Rows from a dataset of charts and code
════════
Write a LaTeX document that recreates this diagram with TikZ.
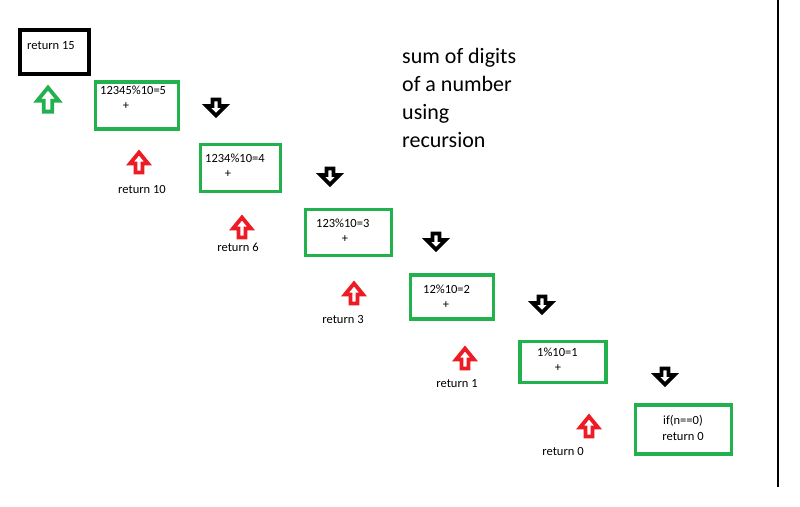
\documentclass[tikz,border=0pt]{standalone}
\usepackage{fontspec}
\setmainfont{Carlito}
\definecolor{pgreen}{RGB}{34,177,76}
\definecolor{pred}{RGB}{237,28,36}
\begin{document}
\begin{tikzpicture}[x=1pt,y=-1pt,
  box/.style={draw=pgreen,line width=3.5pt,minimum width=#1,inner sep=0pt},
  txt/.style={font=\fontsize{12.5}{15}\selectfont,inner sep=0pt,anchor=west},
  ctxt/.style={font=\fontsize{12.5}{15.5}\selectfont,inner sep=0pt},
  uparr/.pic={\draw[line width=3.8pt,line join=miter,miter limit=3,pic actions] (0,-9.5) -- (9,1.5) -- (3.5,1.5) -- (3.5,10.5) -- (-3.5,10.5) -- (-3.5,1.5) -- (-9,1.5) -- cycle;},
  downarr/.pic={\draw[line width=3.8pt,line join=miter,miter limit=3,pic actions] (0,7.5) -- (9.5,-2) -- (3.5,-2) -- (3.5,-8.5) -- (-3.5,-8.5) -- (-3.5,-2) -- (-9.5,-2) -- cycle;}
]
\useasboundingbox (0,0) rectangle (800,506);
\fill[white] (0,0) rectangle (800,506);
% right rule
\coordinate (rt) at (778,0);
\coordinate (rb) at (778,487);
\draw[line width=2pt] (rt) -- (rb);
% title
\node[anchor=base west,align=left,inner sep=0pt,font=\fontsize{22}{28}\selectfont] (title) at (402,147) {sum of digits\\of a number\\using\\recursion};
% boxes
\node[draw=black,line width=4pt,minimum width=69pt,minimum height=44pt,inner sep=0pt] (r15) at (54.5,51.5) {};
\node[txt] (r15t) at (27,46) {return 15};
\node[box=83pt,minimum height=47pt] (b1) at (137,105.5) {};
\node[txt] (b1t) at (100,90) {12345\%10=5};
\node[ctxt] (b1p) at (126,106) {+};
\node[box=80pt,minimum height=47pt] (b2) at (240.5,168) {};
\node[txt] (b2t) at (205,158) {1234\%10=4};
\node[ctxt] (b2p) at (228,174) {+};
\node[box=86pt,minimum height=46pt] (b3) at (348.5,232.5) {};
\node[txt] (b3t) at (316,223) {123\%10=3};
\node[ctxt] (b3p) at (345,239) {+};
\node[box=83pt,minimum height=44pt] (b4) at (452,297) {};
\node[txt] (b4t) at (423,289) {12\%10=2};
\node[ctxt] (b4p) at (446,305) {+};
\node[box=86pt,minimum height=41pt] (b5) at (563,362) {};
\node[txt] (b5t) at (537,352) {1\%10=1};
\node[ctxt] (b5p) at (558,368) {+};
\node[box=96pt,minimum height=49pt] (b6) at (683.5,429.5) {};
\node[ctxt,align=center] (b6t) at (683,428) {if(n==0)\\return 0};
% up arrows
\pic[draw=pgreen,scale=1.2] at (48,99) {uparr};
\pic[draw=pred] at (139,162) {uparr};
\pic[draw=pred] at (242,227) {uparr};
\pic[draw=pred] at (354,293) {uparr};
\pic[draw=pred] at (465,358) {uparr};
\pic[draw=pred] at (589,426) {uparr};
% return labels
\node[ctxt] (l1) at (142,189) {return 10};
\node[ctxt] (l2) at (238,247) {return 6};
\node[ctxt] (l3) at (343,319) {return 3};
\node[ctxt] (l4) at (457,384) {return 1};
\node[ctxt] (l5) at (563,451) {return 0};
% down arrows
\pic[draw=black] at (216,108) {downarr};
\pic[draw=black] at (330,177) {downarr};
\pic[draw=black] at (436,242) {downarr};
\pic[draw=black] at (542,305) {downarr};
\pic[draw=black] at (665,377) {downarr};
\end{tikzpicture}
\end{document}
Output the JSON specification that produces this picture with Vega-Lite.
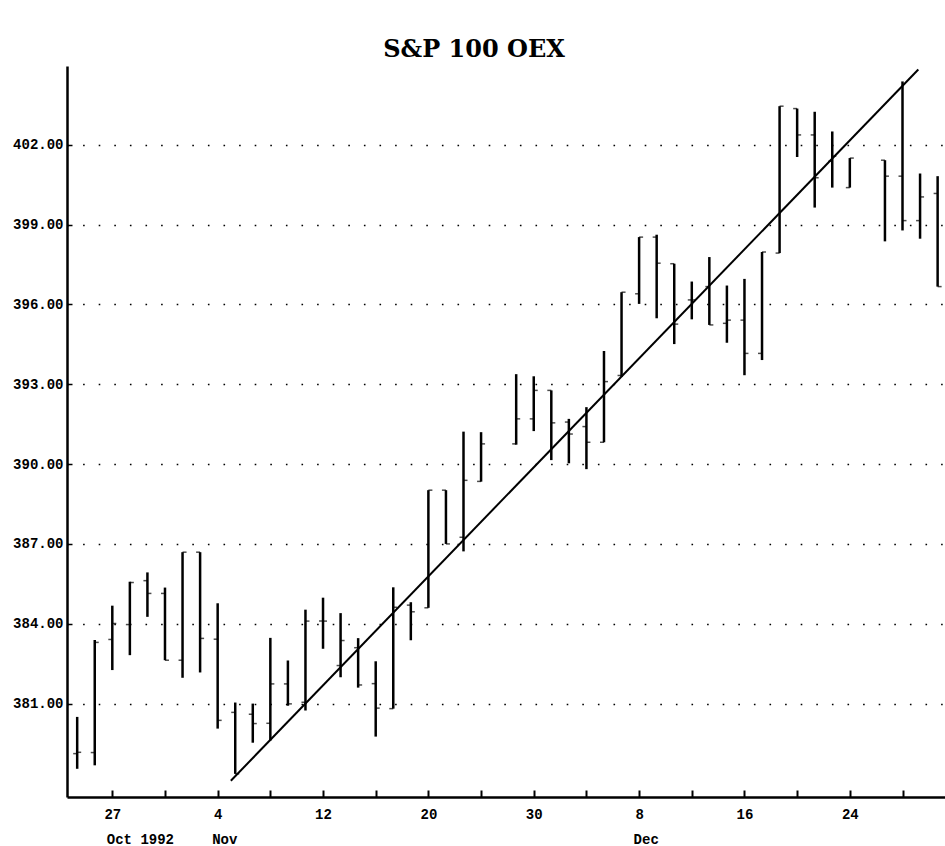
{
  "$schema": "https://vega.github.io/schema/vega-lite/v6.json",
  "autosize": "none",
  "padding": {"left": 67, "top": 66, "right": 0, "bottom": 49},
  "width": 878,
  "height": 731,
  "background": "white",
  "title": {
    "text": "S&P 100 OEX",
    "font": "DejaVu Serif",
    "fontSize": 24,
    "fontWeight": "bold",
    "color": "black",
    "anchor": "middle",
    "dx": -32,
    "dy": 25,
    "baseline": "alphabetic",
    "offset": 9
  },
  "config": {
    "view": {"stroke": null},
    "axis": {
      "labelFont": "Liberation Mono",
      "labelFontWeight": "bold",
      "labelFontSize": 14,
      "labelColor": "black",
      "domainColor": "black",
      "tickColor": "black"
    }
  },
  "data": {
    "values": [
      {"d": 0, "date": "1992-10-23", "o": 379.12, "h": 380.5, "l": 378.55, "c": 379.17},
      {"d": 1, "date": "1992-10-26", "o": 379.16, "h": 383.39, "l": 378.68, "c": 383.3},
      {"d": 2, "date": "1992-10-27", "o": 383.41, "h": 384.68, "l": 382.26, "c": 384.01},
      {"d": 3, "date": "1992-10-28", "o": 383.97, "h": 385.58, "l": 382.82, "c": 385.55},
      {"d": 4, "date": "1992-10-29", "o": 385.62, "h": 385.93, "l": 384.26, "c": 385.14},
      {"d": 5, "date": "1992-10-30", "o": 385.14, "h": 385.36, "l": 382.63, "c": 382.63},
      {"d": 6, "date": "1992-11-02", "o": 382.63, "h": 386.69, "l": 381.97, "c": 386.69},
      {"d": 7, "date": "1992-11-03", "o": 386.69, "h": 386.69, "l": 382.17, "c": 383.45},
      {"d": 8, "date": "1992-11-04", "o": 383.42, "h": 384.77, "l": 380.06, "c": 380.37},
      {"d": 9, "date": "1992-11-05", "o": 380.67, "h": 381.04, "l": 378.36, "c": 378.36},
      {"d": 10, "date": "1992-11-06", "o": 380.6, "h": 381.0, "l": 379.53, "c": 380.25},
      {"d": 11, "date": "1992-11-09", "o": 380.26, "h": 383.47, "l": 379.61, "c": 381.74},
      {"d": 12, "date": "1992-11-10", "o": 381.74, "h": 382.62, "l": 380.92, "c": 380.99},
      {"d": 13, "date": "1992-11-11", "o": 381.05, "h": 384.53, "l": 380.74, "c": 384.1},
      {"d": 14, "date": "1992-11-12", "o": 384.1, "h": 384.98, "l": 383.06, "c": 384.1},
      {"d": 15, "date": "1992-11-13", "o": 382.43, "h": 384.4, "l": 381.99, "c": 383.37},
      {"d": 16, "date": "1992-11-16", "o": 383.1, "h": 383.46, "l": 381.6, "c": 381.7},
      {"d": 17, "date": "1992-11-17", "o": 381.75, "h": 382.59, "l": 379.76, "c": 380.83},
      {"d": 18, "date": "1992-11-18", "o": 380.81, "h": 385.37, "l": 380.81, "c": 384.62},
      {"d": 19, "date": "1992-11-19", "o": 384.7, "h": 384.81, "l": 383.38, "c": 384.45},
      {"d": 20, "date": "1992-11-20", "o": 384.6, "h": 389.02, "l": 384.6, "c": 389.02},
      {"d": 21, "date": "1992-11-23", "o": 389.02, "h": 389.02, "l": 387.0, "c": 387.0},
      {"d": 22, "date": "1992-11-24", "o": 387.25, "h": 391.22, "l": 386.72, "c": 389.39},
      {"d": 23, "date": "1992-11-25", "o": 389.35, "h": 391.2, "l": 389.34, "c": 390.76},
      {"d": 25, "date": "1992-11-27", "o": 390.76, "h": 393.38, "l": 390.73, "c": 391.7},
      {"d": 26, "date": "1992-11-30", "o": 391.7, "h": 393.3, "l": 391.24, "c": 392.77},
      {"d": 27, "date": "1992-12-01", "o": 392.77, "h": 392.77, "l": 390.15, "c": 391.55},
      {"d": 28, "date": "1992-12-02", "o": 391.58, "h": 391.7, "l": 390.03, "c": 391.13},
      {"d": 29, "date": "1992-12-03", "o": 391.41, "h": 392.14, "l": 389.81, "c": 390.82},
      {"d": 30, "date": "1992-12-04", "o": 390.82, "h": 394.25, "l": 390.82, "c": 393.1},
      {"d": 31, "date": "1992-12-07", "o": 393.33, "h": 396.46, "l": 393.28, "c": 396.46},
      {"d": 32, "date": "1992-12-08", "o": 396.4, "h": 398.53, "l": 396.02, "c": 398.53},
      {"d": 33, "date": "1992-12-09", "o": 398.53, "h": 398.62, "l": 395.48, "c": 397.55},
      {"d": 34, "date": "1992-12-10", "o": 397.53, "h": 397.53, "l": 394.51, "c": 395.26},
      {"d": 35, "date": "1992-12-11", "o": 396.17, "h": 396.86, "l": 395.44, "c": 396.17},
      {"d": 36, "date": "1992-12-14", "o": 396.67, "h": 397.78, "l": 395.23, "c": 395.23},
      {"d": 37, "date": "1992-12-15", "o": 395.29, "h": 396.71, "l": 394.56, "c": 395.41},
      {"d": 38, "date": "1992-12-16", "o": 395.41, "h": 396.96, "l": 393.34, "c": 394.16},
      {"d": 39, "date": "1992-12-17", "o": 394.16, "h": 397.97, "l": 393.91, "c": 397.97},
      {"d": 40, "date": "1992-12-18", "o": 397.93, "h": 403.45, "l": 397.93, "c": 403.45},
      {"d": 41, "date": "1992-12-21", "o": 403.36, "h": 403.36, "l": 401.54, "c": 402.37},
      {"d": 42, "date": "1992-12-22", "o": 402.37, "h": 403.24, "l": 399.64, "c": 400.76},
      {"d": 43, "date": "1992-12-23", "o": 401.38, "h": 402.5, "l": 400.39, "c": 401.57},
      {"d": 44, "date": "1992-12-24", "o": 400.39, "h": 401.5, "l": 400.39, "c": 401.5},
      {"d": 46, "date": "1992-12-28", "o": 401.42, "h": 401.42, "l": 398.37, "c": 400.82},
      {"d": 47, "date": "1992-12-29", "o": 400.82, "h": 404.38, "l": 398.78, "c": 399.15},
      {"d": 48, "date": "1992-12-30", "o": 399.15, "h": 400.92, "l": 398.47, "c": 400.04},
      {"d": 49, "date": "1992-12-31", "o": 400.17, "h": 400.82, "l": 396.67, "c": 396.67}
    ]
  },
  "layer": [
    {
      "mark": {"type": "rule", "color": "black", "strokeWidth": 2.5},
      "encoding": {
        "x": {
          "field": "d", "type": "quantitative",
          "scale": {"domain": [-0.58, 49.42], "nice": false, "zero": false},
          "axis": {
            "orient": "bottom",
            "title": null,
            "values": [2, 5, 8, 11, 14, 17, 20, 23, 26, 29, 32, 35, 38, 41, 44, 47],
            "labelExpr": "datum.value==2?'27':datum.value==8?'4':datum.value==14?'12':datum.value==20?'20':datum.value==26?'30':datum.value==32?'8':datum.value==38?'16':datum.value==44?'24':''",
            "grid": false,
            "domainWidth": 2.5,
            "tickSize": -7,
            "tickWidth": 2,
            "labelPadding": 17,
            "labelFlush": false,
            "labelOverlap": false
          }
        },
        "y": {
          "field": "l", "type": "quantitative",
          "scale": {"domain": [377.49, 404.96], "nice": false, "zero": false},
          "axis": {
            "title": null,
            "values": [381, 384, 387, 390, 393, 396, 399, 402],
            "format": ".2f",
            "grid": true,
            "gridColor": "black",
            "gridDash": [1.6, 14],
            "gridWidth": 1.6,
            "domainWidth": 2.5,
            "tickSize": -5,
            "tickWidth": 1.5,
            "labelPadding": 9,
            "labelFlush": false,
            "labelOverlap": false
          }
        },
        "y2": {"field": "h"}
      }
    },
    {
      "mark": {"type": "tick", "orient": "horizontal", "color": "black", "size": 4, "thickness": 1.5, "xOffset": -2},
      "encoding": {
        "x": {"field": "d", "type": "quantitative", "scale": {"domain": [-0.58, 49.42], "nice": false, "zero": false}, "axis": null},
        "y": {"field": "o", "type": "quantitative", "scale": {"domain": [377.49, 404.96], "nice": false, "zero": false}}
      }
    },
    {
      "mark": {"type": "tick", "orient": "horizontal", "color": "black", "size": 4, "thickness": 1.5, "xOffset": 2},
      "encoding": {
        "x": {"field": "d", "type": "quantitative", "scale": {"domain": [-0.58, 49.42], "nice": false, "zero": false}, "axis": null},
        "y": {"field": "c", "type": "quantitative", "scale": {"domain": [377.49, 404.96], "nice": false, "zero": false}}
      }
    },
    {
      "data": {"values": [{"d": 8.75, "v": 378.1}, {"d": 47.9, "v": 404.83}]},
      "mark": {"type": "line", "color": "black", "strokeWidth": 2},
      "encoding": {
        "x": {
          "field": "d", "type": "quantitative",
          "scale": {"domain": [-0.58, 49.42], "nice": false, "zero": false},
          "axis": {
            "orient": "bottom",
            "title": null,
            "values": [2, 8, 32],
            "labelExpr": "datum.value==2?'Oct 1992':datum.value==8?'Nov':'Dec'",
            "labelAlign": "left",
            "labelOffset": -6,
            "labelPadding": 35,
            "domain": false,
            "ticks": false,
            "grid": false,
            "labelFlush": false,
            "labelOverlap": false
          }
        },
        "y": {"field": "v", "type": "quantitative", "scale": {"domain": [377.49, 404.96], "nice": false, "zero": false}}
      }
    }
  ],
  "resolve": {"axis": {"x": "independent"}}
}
════════
* **What you are asked to do**: Identify each line of the material where the word "with" shows up, and copy it.

* **Task answer**:
Write a LaTeX document that recreates this diagram with TikZ.
Output the JSON specification that produces this picture with Vega-Lite.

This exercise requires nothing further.